Сам по себе переход автора из метапозиции в респонсибилизм не затрудняет чтения книги и не затуманивает приведенной ранее аргументации. Но открытое маркирование этого перехода позволяет отвести возражения, высказанные к предложенной в работе концепции мудрости как управляющей интеллектуальной добродетели [Карпов 2020]. Для того чтобы это сделать, необходимо будет истолковать эту концепцию в респонсибилистском ключе — в ключе эпистемической ответственности. Благодаря такому толкованию я также намечу возможности применения концепции интеллектуального этоса — предлагаемого в книге набора «высокопорядковых» добродетелей.
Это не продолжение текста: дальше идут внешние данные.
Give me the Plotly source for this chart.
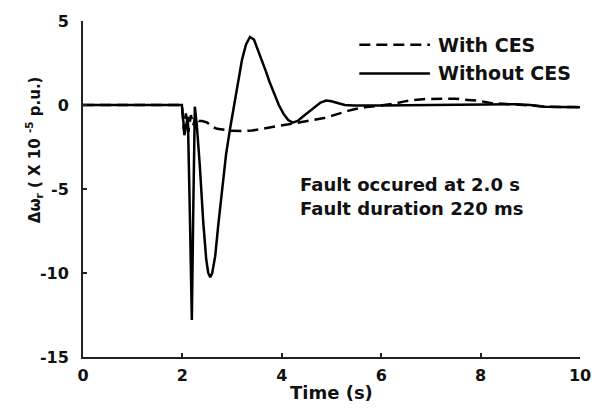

НЕВИДИМАЯ МУДРОСТЬ И ЕЕ РУКОВОДЯЩАЯ РОЛЬ

Ясное изложение идущих в ЭД дискуссий в третьей главе и тщательная критика сформировавшихся понятий интеллектуальных добродетелей в четвертой, несомненно, способны увлечь даже не очень подготовленного читателя проблемами современной эпистемологии. В этой связи достоинства книги однозначно перевешивают ее возможные недостатки. Ниже я собираюсь не только изложить их, но и предложить интерпретативные ходы, избавляющие книгу от нестыковок.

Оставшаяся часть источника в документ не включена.